Target will stop selling cereals containing certified synthetic colors by the end of May, after years of phasing them out and with roughly 85% of its cereal sales already free of such dyes. The retailer said it worked with national and private brands to reformulate products and highlighted its Good & Gather line (launched 2019) which spans over 2,500 items made without artificial flavors, sweeteners, synthetic colors or HFCS. The move aligns with broader industry shifts and regulatory changes — the FDA is reviewing dyes like Red No. 40 and recently relaxed rules on “no artificial colors” claims — and follows similar commitments from General Mills, Kraft Heinz, Nestle, Conagra and Walmart on timelines through 2027.

Analysis

Market structure: Retailers with scale private-label programs (TGT, WMT) are net winners as they control formulation and branding—Target already has ~85% cereal sales dye-free and Good & Gather scale (2,500 SKUs) gives pricing/traffic optionality. Incumbent branded CPGs (KHC, CAG, GIS) face near-term reformulation cost pressure and potential SKU rationalization; pricing power will depend on ability to pass through a likely multi-percentage-point COGS delta over 12–36 months. Risk assessment: Tail risks include a stricter FDA ban accelerating timelines (months) causing forced recalls/reformulation, or a supply shock in natural colorants (annatto, turmeric concentrates) spiking input costs 20–50% seasonally.
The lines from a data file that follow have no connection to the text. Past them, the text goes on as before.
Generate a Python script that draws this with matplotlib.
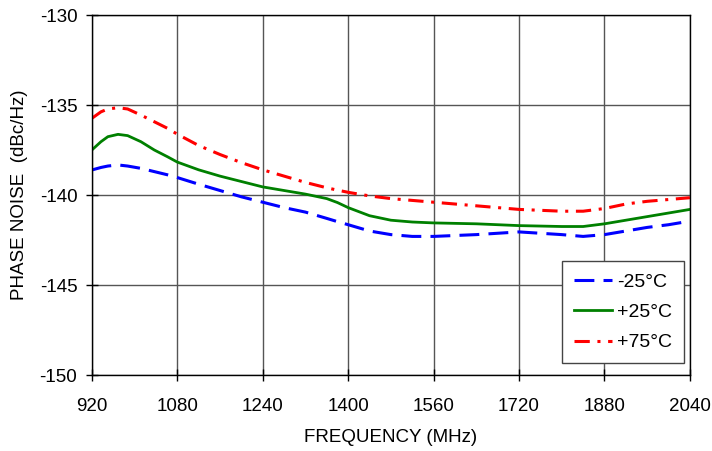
import matplotlib
matplotlib.use("Agg")
import matplotlib.pyplot as plt

freq = [920, 937, 950, 969, 987, 1012, 1037, 1062, 1080, 1120, 1160, 1200, 1240, 1280,
        1320, 1360, 1380, 1400, 1440, 1480, 1520, 1560, 1640, 1720, 1800, 1840, 1880, 1920,
        1960, 2000, 2040]
pn_m25 = [-138.61, -138.47, -138.39, -138.33, -138.39, -138.52, -138.7, -138.88, -139.03,
          -139.4, -139.75, -140.1, -140.4, -140.7, -140.95, -141.3, -141.48, -141.65, -142.0,
          -142.2, -142.3, -142.3, -142.2, -142.05, -142.2, -142.3, -142.2, -142.0, -141.8,
          -141.65, -141.45]
pn_p25 = [-137.5, -137.04, -136.76, -136.63, -136.7, -137.04, -137.5, -137.88, -138.17,
          -138.6, -138.95, -139.25, -139.55, -139.75, -139.95, -140.2, -140.42, -140.7, -141.15,
          -141.4, -141.5, -141.55, -141.6, -141.7, -141.75, -141.75, -141.6, -141.4, -141.2,
          -141.0, -140.8]
pn_p75 = [-135.74, -135.38, -135.22, -135.15, -135.22, -135.56, -135.93, -136.3, -136.62,
          -137.25, -137.75, -138.2, -138.6, -138.95, -139.3, -139.6, -139.73, -139.85, -140.05,
          -140.2, -140.3, -140.4, -140.6, -140.8, -140.9, -140.9, -140.75, -140.5, -140.35,
          -140.25, -140.15]

xticks = [920, 1080, 1240, 1400, 1560, 1720, 1880, 2040]
yticks = [-150, -145, -140, -135, -130]

plt.rcParams['font.family'] = ['Liberation Sans', 'DejaVu Sans']
plt.rcParams['axes.unicode_minus'] = False

fig = plt.figure(figsize=(7.12, 4.51), dpi=100)
ax = fig.add_axes([0.129, 0.1685, 0.84, 0.7982])

ax.plot(freq, pn_m25, color='#0000ff', lw=2.2, dashes=(6.5, 3), label='-25°C')
ax.plot(freq, pn_p25, color='#008000', lw=2.0, label='+25°C')
ax.plot(freq, pn_p75, color='#ff0000', lw=2.2, dashes=(5, 2.5, 1, 2.5), label='+75°C')

ax.set_xlim(920, 2040)
ax.set_ylim(-150, -130)
ax.set_xticks(xticks)
ax.set_yticks(yticks)
ax.tick_params(labelsize=13.5, direction='inout', length=9, width=1.0, color='black')
ax.tick_params(axis='x', pad=12)
ax.tick_params(axis='y', pad=6)
ax.grid(True, color='#555555', lw=1.0)
ax.set_axisbelow(True)
for s in ax.spines.values():
    s.set_color('black')
    s.set_linewidth(1.0)

ax.set_xlabel('FREQUENCY (MHz)', fontsize=13.5, labelpad=10)
ax.set_ylabel('PHASE NOISE  (dBc/Hz)', fontsize=13.5, labelpad=8)

leg = ax.legend(loc='lower right', bbox_to_anchor=(0.99, 0.033), borderaxespad=0,
                fontsize=14, fancybox=False, framealpha=1, edgecolor='#444444',
                handlelength=2.0, labelspacing=0.66, borderpad=0.6, handletextpad=0.25)
leg.get_frame().set_linewidth(1.0)

fig.savefig('out.png', dpi=100)
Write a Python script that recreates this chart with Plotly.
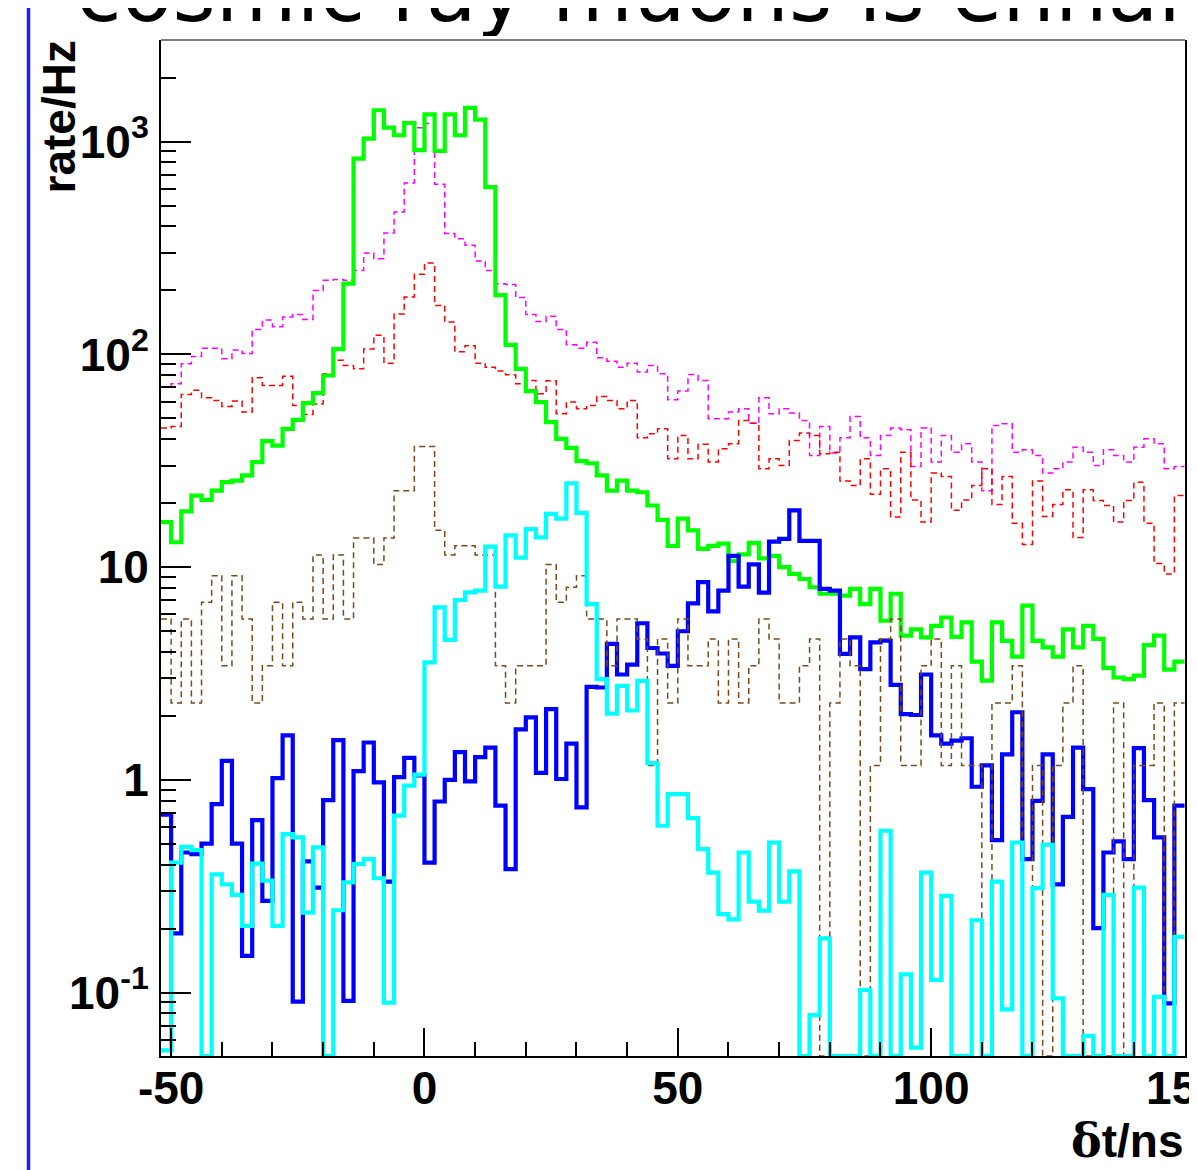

Immediate (days–weeks) stock reactions hinge on announcements; short-term (0–12 months) earnings-guide revisions; long-term (2025–2027) structural shift as Walmart/General Mills deadlines (2026–2027) normalize demand and compress margins. Trade implications: Favor tactical long exposure to TGT (private-label capture) and selected natural-color ingredient players; consider short/underweight positions in consumer staples names with weak private-label channels and large colorful SKUs (select KHC, CAG) into earnings. Use options to express view around catalyst windows (earnings, FDA notices): buy-call spreads on TGT for upside, buy puts or put spreads on vulnerable CPGs around guidance dates. Contrarian angles: Consensus underestimates operational friction—natural colors bring shelf-life, taste, and color stability trade-offs that can erode revenue if reformulations disappoint; conversely the market may over-penalize legacy CPGs (creating entry points) because industry deadlines are staggered through 2027. Historical parallels (HFCS/clean-label moves) show winners emerge after 6–24 months once supply and formulations stabilize.